In its “Kelo Decision” of 2005 approving the right of a local government to condemn a private citizen’s property (power of eminent domain) in order to give it to a private group for purposes having nothing to do with a public enterprise, the Supreme Court (pre-Roberts and pre-Alito) opened a Pandora’s Box of problems accented most recently in Lexington, Ky., by a referendum vote overwhelmingly defeating a resolution occasioned by a petition drive to allow the local governing body to exercise eminent domain with regard to the company that provides the delivery of water to the city and surrounding counties. The citizens said a resounding “NO” to the proposition.

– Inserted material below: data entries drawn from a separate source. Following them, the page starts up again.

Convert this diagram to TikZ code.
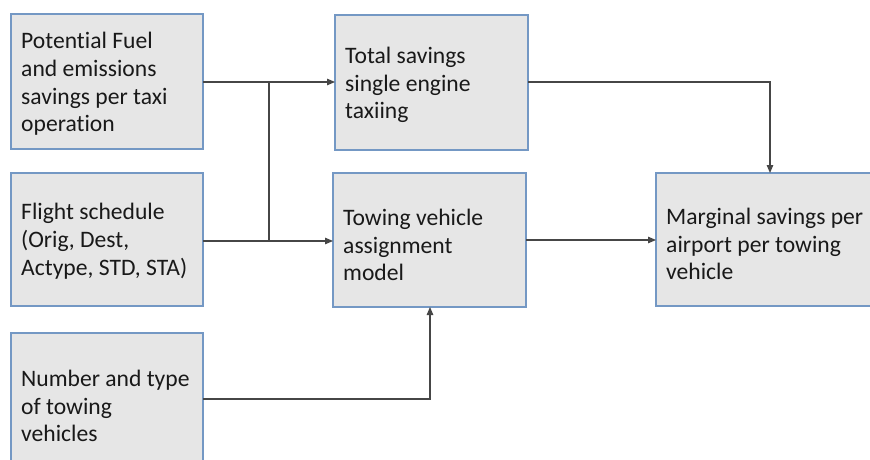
\documentclass[tikz,border=0pt]{standalone}
\usepackage{fontspec}
\setmainfont{Carlito}[Ligatures=NoCommon]
\usetikzlibrary{arrows.meta}
\definecolor{boxfill}{RGB}{230,230,230}
\definecolor{boxedge}{RGB}{116,152,196}
\definecolor{linkcol}{RGB}{70,70,70}
\definecolor{txtcol}{RGB}{25,25,25}
\begin{document}
\begin{tikzpicture}[x=1pt,y=-1pt,
  blockbox/.style={draw=boxedge, fill=boxfill, line width=1.4pt},
  blocktext/.style={anchor=west, align=left, text=txtcol,
    font=\fontsize{23.6}{27.8}\selectfont, inner sep=0pt},
  link/.style={draw=linkcol, line width=1.1pt},
  arr/.style={link, -{Triangle[length=8pt,width=6.5pt]}}]
\useasboundingbox (0,0) rectangle (870,460);
\clip (0,0) rectangle (870,460);
\fill[white] (0,0) rectangle (870,460);

% boxes
\draw[blockbox] (11,14) rectangle (203,149);
\draw[blockbox] (11,173) rectangle (203,306);
\draw[blockbox] (11,333) rectangle (203,475);
\draw[blockbox] (335,15) rectangle (528,150);
\draw[blockbox] (333,173) rectangle (526,307);
\draw[blockbox] (656,173) rectangle (880,306);

% named anchor points on the box edges
\coordinate (fuelR) at (203,82);
\coordinate (schedR) at (203,241);
\coordinate (towR) at (203,399);
\coordinate (totalL) at (335,82);
\coordinate (totalR) at (528,82);
\coordinate (assignL) at (333,241);
\coordinate (assignR) at (526,240);
\coordinate (assignB) at (430,307);
\coordinate (margL) at (656,240);
\coordinate (margT) at (770,173);
\coordinate (jTop) at (269,82);
\coordinate (jBot) at (269,241);

% texts
\node[blocktext] (fuel) at (21,84) {Potential Fuel\\and emissions\\savings per taxi\\operation};
\node[blocktext] (sched) at (21,241) {Flight schedule\\(Orig, Dest,\\Actype, STD, STA)};
\node[blocktext] (tow) at (21,406) {Number and type\\of towing\\vehicles};
\node[blocktext] (total) at (345,85) {Total savings\\single engine\\taxiing};
\node[blocktext] (assign) at (343,245) {Towing vehicle\\assignment\\model};
\node[blocktext] (marg) at (666,244) {Marginal savings per\\airport per towing\\vehicle};

% connectors
\draw[link] (fuelR) -- (jTop);
\draw[link] (schedR) -- (jBot);
\draw[link] (jTop) -- (jBot);
\draw[arr] (jTop) -- (totalL);
\draw[arr] (jBot) -- (assignL);
\draw[arr] (totalR) -| (margT);
\draw[arr] (assignR) -- (margL);
\draw[arr] (towR) -| (assignB);
\end{tikzpicture}
\end{document}
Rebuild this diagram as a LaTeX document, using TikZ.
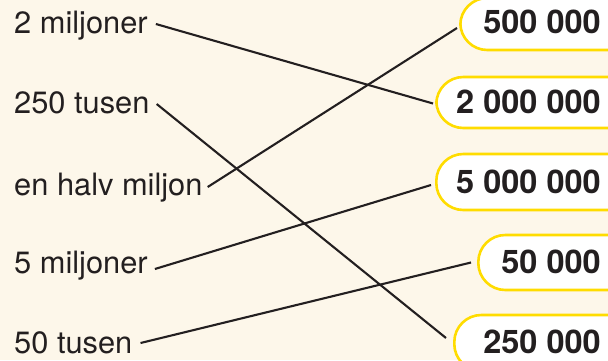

The system, owned by Kentucky-American Water Company and in place for 118 years, was sold in 2002 to RWE AG, a German industrial giant that bought the entire AWC system of more than 800 local systems in the United States and Canada. A group of distinguished, moneyed citizens, including a former governor, a former Lexington mayor, and prominent business folks, didn’t like that idea and formed an organization to either force a sale of the local company to the city or institute eminent domain, whichever became necessary. RWE made it plain that the system was not for sale.

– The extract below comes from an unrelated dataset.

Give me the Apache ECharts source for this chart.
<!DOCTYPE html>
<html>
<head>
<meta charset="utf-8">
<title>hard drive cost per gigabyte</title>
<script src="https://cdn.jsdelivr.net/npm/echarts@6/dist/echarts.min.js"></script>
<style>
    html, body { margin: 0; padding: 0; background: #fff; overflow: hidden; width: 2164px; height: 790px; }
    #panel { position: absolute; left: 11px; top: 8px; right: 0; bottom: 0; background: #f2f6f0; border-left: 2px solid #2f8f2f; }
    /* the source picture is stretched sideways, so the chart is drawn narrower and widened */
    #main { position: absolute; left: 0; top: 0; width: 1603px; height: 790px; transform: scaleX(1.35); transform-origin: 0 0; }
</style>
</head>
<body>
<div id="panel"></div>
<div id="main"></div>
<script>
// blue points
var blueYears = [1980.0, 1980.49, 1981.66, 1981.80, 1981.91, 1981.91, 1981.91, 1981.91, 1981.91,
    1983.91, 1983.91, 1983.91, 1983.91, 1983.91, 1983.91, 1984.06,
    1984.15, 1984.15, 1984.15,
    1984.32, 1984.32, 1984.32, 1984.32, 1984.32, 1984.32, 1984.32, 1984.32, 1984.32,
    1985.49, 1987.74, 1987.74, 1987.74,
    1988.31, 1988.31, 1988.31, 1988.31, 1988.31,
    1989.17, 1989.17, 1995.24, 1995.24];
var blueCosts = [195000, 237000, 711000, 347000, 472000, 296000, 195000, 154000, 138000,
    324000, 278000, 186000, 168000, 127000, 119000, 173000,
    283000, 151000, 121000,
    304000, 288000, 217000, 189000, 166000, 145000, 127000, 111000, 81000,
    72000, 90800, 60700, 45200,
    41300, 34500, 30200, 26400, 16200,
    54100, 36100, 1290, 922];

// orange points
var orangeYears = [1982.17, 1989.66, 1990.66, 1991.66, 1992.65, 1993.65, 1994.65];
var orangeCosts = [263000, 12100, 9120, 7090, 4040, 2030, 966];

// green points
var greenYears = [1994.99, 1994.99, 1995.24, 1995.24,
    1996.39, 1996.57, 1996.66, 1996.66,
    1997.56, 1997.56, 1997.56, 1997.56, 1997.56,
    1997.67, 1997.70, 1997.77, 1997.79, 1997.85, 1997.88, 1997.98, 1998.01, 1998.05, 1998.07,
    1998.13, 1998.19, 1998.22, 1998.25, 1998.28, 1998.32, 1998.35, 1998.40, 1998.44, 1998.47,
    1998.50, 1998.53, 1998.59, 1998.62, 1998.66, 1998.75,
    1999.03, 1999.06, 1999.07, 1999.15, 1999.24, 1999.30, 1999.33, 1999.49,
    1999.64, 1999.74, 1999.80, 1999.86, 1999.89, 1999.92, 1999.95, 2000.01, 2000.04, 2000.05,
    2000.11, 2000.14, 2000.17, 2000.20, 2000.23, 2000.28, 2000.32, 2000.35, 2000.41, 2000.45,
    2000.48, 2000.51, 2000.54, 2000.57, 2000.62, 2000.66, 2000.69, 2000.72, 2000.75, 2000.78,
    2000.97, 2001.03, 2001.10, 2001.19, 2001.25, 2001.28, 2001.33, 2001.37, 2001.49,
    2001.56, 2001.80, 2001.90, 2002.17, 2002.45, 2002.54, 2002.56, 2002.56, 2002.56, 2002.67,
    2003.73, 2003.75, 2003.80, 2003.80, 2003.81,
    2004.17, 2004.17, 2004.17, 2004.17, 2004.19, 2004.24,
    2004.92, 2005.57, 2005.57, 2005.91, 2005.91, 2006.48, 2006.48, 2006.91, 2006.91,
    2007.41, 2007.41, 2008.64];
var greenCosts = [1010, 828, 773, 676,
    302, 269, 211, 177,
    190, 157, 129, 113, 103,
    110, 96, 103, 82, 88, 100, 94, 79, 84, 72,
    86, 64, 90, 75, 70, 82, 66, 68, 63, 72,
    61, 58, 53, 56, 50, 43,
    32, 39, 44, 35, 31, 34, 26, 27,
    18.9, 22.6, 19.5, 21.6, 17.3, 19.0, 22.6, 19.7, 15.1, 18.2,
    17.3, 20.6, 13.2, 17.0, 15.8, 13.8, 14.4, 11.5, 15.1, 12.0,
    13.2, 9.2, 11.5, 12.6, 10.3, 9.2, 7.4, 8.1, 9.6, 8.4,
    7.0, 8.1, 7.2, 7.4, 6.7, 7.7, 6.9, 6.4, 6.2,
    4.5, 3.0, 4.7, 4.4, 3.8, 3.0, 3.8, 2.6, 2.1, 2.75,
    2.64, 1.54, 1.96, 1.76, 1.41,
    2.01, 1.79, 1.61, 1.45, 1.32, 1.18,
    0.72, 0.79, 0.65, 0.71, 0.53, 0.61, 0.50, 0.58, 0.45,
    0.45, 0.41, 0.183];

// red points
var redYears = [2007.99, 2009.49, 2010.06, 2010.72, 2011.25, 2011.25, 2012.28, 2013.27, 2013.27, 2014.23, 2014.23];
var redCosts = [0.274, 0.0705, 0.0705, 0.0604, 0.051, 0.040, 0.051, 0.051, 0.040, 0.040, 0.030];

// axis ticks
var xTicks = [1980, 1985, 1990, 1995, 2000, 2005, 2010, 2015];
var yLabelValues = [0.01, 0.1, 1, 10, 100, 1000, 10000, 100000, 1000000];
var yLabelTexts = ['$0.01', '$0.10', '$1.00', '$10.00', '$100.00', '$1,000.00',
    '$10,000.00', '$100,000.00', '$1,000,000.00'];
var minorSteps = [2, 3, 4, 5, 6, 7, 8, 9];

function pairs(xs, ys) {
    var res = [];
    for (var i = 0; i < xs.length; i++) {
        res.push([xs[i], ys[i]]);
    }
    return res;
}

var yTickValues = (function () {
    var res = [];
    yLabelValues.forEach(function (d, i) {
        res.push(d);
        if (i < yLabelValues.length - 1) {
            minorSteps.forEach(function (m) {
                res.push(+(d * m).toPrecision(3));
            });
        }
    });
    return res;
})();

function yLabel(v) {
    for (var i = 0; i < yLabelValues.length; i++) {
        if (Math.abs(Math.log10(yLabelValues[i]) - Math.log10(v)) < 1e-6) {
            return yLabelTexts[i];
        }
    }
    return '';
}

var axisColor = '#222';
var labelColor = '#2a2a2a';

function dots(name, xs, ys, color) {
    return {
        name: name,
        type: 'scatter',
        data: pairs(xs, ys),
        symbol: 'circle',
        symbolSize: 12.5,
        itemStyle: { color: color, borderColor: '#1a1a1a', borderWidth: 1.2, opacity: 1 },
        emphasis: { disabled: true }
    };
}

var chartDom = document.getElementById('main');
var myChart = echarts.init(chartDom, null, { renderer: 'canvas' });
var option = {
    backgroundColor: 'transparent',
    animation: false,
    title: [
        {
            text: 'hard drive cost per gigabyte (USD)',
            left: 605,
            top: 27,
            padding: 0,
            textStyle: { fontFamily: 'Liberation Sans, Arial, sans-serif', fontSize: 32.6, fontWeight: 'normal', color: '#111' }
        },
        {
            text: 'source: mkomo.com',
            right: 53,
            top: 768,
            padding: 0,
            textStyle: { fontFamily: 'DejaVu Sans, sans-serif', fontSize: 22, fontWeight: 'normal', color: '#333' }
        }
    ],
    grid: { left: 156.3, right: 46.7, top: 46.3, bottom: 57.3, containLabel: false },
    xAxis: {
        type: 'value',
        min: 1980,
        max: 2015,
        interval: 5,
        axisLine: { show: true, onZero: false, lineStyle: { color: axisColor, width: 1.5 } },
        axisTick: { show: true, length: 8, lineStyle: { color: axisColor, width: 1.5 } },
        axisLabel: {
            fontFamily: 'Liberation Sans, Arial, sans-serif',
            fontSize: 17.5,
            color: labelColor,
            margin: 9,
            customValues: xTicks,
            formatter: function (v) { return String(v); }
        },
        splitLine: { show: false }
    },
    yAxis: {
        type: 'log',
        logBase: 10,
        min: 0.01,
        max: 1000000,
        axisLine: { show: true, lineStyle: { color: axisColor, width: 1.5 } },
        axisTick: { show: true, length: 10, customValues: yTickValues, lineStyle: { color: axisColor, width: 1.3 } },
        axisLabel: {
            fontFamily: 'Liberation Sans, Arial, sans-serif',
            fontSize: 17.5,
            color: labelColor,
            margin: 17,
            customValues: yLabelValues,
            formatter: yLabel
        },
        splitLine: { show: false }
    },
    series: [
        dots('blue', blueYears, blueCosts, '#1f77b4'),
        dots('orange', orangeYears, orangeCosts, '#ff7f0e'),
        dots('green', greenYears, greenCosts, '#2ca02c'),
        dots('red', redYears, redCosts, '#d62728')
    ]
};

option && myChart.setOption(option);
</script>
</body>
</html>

That was also an election year and the successful mayor-candidate campaigned on the issue, favoring the “whichever became necessary.” The governing body went along with the idea, but there was no ready cash to instigate the proper proceedings. Enter the prominent citizens with a “loan” of $750,000 to start things, and the council, exercising terrible judgment, accepted it. The city lawyers went to work and about $1.3 million was used up in a hurry.

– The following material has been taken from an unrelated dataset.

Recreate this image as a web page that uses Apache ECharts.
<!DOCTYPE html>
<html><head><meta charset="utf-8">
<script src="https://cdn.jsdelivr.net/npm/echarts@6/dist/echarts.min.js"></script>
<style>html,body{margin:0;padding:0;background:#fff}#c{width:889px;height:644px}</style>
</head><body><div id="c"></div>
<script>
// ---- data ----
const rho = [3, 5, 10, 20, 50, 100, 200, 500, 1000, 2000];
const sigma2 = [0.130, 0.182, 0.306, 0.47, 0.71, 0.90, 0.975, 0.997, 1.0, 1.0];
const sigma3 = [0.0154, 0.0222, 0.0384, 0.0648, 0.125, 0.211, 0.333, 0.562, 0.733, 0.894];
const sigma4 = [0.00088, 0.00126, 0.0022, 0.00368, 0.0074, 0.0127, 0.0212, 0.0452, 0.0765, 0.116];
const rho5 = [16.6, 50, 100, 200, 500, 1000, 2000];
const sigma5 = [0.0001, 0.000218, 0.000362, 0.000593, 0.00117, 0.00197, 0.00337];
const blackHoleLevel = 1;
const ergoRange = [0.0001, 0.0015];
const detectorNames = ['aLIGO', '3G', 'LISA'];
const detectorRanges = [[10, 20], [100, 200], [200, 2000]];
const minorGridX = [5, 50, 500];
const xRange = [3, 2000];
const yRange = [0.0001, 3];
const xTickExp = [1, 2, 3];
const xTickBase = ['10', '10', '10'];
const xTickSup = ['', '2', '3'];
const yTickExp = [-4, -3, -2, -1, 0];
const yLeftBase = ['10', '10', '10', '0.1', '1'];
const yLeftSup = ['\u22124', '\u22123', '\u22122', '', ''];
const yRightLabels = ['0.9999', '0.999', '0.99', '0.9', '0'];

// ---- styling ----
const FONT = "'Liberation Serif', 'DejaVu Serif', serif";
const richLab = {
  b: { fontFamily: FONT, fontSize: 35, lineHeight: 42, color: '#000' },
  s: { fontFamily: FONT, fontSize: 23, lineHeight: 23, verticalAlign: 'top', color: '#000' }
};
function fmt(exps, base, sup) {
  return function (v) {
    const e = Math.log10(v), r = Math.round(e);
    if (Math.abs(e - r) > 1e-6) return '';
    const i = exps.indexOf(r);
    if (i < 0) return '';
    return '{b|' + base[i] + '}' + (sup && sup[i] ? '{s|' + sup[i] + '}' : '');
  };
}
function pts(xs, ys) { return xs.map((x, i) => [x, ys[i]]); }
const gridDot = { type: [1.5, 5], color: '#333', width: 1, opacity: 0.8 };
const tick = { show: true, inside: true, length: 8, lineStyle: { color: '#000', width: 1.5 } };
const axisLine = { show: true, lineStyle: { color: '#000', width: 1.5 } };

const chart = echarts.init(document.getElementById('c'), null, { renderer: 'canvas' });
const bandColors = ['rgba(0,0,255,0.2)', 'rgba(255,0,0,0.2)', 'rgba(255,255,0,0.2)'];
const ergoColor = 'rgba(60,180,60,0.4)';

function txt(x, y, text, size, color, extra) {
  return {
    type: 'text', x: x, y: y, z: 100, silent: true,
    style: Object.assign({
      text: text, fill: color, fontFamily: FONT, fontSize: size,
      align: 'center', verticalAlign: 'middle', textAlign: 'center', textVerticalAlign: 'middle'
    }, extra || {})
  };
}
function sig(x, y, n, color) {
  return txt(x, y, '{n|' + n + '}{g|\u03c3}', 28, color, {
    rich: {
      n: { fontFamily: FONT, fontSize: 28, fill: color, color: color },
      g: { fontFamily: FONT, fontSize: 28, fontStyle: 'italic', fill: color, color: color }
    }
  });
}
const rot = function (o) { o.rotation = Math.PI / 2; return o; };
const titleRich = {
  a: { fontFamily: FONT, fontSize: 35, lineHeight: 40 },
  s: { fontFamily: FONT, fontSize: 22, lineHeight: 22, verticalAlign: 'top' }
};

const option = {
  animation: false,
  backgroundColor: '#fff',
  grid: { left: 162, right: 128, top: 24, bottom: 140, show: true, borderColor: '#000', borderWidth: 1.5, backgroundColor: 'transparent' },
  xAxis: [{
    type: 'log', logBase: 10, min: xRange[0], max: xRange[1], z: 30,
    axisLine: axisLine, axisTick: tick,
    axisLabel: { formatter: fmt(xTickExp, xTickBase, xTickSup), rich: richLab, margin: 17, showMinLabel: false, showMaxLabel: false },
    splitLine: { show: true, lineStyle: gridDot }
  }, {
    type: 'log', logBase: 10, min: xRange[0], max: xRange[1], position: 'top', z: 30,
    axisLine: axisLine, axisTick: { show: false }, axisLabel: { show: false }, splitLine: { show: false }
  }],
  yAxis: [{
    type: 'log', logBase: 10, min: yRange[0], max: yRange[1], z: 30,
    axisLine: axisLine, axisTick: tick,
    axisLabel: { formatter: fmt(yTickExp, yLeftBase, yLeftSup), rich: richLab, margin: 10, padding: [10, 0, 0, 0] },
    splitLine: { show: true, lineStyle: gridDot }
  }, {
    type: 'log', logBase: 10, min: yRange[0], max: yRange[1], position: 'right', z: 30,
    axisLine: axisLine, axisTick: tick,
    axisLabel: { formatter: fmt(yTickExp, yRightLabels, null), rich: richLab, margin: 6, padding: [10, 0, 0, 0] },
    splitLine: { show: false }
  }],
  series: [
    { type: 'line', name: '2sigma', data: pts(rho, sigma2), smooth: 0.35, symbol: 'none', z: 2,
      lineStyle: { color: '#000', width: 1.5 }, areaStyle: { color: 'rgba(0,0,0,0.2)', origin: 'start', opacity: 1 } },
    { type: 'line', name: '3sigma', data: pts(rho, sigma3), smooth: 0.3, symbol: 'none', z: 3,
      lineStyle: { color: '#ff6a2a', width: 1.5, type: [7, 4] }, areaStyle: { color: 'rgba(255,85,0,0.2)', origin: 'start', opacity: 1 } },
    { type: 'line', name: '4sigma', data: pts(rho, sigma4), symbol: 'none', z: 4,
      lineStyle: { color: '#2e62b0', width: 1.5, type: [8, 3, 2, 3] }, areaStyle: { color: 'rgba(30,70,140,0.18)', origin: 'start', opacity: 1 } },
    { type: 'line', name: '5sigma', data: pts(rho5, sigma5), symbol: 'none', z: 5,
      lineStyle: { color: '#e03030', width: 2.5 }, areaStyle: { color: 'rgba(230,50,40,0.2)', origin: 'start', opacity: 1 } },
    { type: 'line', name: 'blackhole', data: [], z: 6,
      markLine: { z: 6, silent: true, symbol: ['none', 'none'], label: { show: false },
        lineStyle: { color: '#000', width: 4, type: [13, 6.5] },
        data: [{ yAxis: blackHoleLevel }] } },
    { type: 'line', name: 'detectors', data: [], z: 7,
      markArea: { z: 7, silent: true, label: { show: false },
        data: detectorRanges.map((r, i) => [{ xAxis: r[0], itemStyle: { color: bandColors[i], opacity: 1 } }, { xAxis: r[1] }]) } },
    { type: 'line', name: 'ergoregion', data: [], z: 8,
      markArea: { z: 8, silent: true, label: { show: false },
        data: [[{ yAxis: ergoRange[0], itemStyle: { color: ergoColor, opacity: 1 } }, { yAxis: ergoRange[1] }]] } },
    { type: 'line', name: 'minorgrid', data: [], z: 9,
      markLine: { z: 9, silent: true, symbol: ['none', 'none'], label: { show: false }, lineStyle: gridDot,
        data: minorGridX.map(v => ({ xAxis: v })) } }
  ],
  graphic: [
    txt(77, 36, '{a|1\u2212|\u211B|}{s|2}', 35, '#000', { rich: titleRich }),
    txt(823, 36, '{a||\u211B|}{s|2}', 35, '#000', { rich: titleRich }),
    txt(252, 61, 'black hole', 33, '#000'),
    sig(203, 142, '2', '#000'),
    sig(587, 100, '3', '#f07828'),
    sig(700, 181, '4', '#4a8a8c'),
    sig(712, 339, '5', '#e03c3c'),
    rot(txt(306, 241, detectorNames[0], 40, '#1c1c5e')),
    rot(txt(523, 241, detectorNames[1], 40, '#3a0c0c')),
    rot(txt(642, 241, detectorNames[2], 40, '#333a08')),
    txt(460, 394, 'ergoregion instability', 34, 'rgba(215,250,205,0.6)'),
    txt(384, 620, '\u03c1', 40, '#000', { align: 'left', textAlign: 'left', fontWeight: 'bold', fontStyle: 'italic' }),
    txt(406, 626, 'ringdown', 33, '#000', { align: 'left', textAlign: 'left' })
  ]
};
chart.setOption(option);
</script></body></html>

In the 2004 council-elections, things changed, the result being that the process was officially stopped by a majority against the “taking.” It needs to be mentioned that none of the water could be delivered without electricity, and that the company delivering electricity to the city was also foreign-owned then (by a British concern), and today is owned by or part of another German giant, E.ON, headquartered in Dusseldorf, Germany. It’s hard to imagine such an example of “getting the cart before the horse,” but that’s what happened.
The aforementioned prominent citizens and others exercised successfully their right to petition for a referendum on the matter, but it could not be on a ballot in 2005, since that wasn’t an election year. It was resoundingly defeated in the latest elections, even though RWE plans to sell the entire system next year, but not in a piece-meal manner. If and when the system is sold, the performance of the new owner can be evaluated. Under the present management, the system has been operated quite satisfactorily, so performance has never been an issue.
Nothing could be plainer than the Fifth Amendment: “…nor shall private property be taken for public use, without just compensation.” The keyword is PUBLIC! In the New London, Conn., 5/4-decision (Kelo), the SCOTUS opened the door for any covey of corrupt politicians or other officials to take private property in behalf of those private entrepreneurs who claim that the taking is in the best interests of the community, in this case (Kelo) allowing for construction that will eventuate in much higher property taxes – that being for the good of the “public.” A fifth-grader can see through this.
Notwithstanding its fallacy, the Lexington group did not even have the Kelo argument, since the water rates were/are not inordinate and, in any case, are statutorily governed by the Kentucky Public Service Commission. Taking the company would have induced the opposite effect, in any case, since properties, worth millions, would be deleted from the tax rolls, thus hugely affecting tax-receipts collected by the city. In the bargain, the city now faces the payoff of the $750,000, plus interest, no doubt, but it would have taken millions of dollars over at least seven years to effect condemnation and then fight the appeals.
If there had been a public need for the property at issue in Kelo, such as the building of a highway, there would have been Constitutional grounds for condemnation. The same is true of Lexington. Perhaps the main lesson to be learned in this matter is that the Supreme Court, while it is now more constructionist than before Roberts/Alito, should be composed of justices who understand property rights.